Scientists in the nineteenth century believed that human tongues have receptors for four basic tastes: sweet, sour, salty, and bitter. More current research, however, shows that the taste receptors on the tongue are more complicated than was previously thought. Still, it does seem to be the case that specific kinds of taste buds are clustered in certain areas. Taste buds, so named because they look like plant buds when viewed under a microscope, cover the tongue and, to a lesser extent, can be found on the cheek, throat, and roof of the mouth. As we shall see, however, some people have a greater concentration of taste buds than do others. In the mouth, saliva breaks down the chemical components of substances, which travel through the pores in the papillae (small protuberances on the surface of the tongue) to reach the taste buds themselves.

When specific proteins in food bind to receptors on the taste buds, these receptors send messages to the cerebral cortex, a surface layer on the brain that coordinates sensory information. And though taste buds in certain regions of the tongue have an affinity for particular flavors, as we discuss later, the intricacies of the neural and chemical networks tend to suggest that nothing is clear-cut about this highly complex biological process.

OLFACTION: A DIRECT SENSE.

Before modern times, several of the leading theories of vision maintained that the eye actually interacts with the objects it sees. Now we know that our eyes simply receive light reflected off those objects. By contrast, smelling is a direct experience, because we inhale microscopic portions of substances that have evaporated and make their way into the nasal cavity, where they chemically interact with sense receptors. Cells in the nose detect odors through receptor proteins on the cell surface, which bind to odor-carrying molecules. A specific odorant docks with an olfactory receptor protein in much the same way that a key fits into a lock. This, in turn, excites the nerve cell, causing it to send a signal to the brain.

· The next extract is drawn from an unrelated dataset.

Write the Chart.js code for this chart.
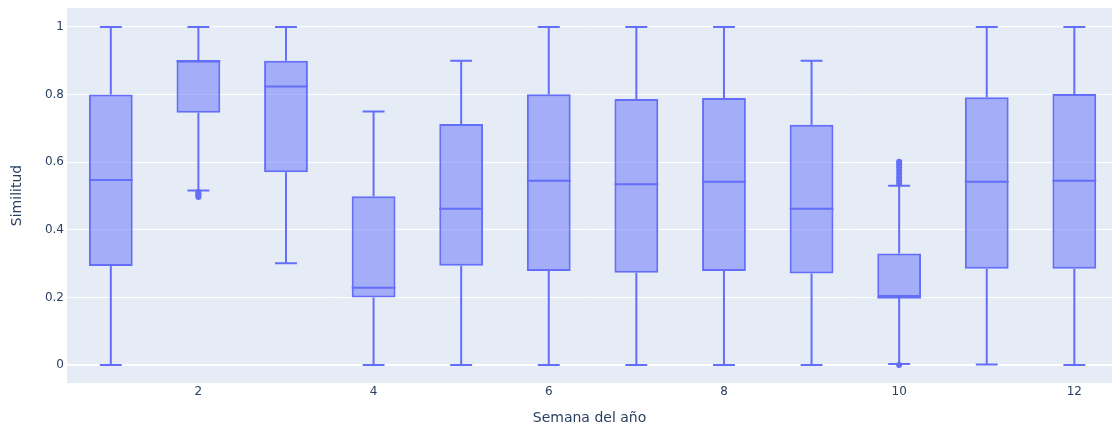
<!DOCTYPE html>
<html>
<head>
<meta charset="utf-8">
<script src="https://cdn.jsdelivr.net/npm/chart.js@4.4.1/dist/chart.umd.min.js"></script>
<style>
  html, body { margin: 0; padding: 0; background: #ffffff; }
  #wrap { width: 1112px; height: 425px; }
</style>
</head>
<body>
<div id="wrap"><canvas id="c"></canvas></div>
<script>
// Weekly similarity distribution (box summary per week)
const weeks       = [1, 2, 3, 4, 5, 6, 7, 8, 9, 10, 11, 12];
const lowerFence  = [0.000, 0.516, 0.301, 0.000, 0.000, 0.000, 0.000, 0.000, 0.000, 0.003, 0.002, 0.000];
const q1          = [0.293, 0.746, 0.570, 0.200, 0.294, 0.278, 0.273, 0.278, 0.271, 0.201, 0.285, 0.285];
const medians     = [0.547, 0.899, 0.824, 0.229, 0.462, 0.545, 0.535, 0.542, 0.462, 0.200, 0.542, 0.545];
const q3          = [0.800, 0.900, 0.900, 0.499, 0.713, 0.801, 0.787, 0.790, 0.711, 0.330, 0.792, 0.802];
const upperFence  = [1.000, 1.000, 1.000, 0.750, 0.900, 1.000, 1.000, 1.000, 0.900, 0.530, 1.000, 1.000];
const outlierWeek = [2, 2, 2, 2, 10, 10, 10, 10, 10, 10, 10, 10, 10];
const outlierVal  = [0.497, 0.502, 0.507, 0.512, 0.000, 0.537, 0.546, 0.555, 0.565, 0.575, 0.585, 0.594, 0.601];
const xTicks      = [2, 4, 6, 8, 10, 12];
const yTicks      = [0, 0.2, 0.4, 0.6, 0.8, 1];

const LINE = '#636efa';
const FILL = 'rgba(99,110,250,0.5)';
const TEXT = '#2a3f5f';
const FONT = 'Verdana, "DejaVu Sans", sans-serif';

const boxData = weeks.map((w, i) => ({ x: w, y: [q1[i], q3[i]] }));
const outlierData = outlierWeek.map((w, i) => ({ x: w, y: outlierVal[i] }));

// Plot background
const plotBg = {
  id: 'plotBg',
  beforeDraw(chart) {
    const { ctx, chartArea: a } = chart;
    ctx.save();
    ctx.fillStyle = '#e5ecf6';
    ctx.fillRect(a.left, a.top, a.right - a.left, a.bottom - a.top);
    ctx.restore();
  }
};

// Whiskers, caps and median lines for each box
const boxParts = {
  id: 'boxParts',
  afterDatasetsDraw(chart) {
    const { ctx } = chart;
    const xs = chart.scales.x, ys = chart.scales.y;
    const bars = chart.getDatasetMeta(0).data;
    ctx.save();
    ctx.strokeStyle = LINE;
    ctx.lineWidth = 2;
    weeks.forEach((w, i) => {
      const cx = xs.getPixelForValue(w);
      const half = bars[i].width / 2;
      const cap = half / 2;
      const yLo = ys.getPixelForValue(lowerFence[i]);
      const yQ1 = ys.getPixelForValue(q1[i]);
      const yQ3 = ys.getPixelForValue(q3[i]);
      const yHi = ys.getPixelForValue(upperFence[i]);
      const yMed = ys.getPixelForValue(medians[i]);
      ctx.beginPath();
      ctx.moveTo(cx, yQ1); ctx.lineTo(cx, yLo);
      ctx.moveTo(cx - cap, yLo); ctx.lineTo(cx + cap, yLo);
      ctx.moveTo(cx, yQ3); ctx.lineTo(cx, yHi);
      ctx.moveTo(cx - cap, yHi); ctx.lineTo(cx + cap, yHi);
      ctx.moveTo(cx - half, yMed); ctx.lineTo(cx + half, yMed);
      ctx.stroke();
    });
    ctx.restore();
  }
};

new Chart(document.getElementById('c'), {
  type: 'bar',
  data: {
    datasets: [
      {
        type: 'bar',
        data: boxData,
        backgroundColor: FILL,
        borderColor: LINE,
        borderWidth: 2,
        borderSkipped: false,
        barPercentage: 0.5,
        categoryPercentage: 1.0,
        order: 2
      },
      {
        type: 'scatter',
        data: outlierData,
        backgroundColor: LINE,
        borderColor: LINE,
        borderWidth: 0,
        pointRadius: 3,
        order: 1
      }
    ]
  },
  options: {
    responsive: true,
    maintainAspectRatio: false,
    animation: false,
    layout: { autoPadding: false, padding: { top: 8, right: 0, bottom: 0, left: 0 } },
    plugins: { legend: { display: false }, tooltip: { enabled: false } },
    scales: {
      x: {
        type: 'linear',
        min: 0.5,
        max: 12.43,
        offset: false,
        afterBuildTicks(scale) { scale.ticks = xTicks.map(v => ({ value: v })); },
        afterFit(scale) {
          scale.height = 42;
          scale.paddingLeft = 0;
          scale.paddingRight = 0;
        },
        grid: { display: false, drawTicks: false },
        border: { display: false },
        ticks: {
          padding: 2,
          color: TEXT,
          font: { family: FONT, size: 12 },
          maxRotation: 0,
          autoSkip: false,
          callback: v => String(v)
        },
        title: {
          display: true,
          text: 'Semana del año',
          color: TEXT,
          font: { family: FONT, size: 14, lineHeight: 1 },
          padding: { top: 0, bottom: 0 }
        }
      },
      y: {
        min: -0.053,
        max: 1.056,
        afterBuildTicks(scale) { scale.ticks = yTicks.map(v => ({ value: v })); },
        afterFit(scale) {
          scale.width = 67;
          scale.paddingTop = 0;
          scale.paddingBottom = 0;
        },
        grid: {
          color: '#ffffff',
          lineWidth: c => (c.tick && c.tick.value === 0 ? 2 : 1),
          drawTicks: false
        },
        border: { display: false },
        ticks: {
          padding: 3,
          color: TEXT,
          font: { family: FONT, size: 12 },
          callback: v => String(+(+v).toFixed(1))
        },
        title: {
          display: true,
          text: 'Similitud',
          color: TEXT,
          font: { family: FONT, size: 14, lineHeight: 1.2 },
          padding: { top: 9, bottom: 0 }
        }
      }
    }
  },
  plugins: [plotBg, boxParts]
});
</script>
</body>
</html>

Although there are many tens of thousands of odor-carrying molecule types in the world, meaning that there are as many different smells, there are only hundreds (or at most about 1,000) different types of olfactory receptors in even the most sensitive animal species. This finding has led scientists to speculate that not every receptor recognizes a unique odorant molecule; rather, similar odorants can bind to the same receptor. Another way to put this, in light of the lock and key analogy, is that a few loose-fitting odorant "keys" of roughly similar structure can enter the same receptor "lock."

Just as we sense smells directly, the olfactory sense is also direct in the way that signals are transmitted to the brain. Vision, by contrast, puts into play several steps: a receptor cell detects light and passes the signal to a nerve cell, which passes it on to another nerve cell in the central nervous system, which then relays it to the visual center of the brain. In olfaction, on the other hand, the olfactory nerve cells perform all these functions.

In most animals these cells take scent messages directly to the nerve cells of the olfactory bulb in the brain. With insects and other invertebrates whose brains are relatively simple, functioning primarily as clearinghouses for sensations, the olfactory nerves send signals to the olfactory ganglia, a mass of nerve tissue that connects nerve cells external to the brain and spinal cord. In higher animals, such as humans, olfactory signals go to the olfactory cortex, a structure in the brain where higher functions, such as memory and emotion, are coordinated with the sense of smell. Hence, as many people have observed, the sense of smell is linked strongly with long-term memory in a way that such senses as sight and touch are not.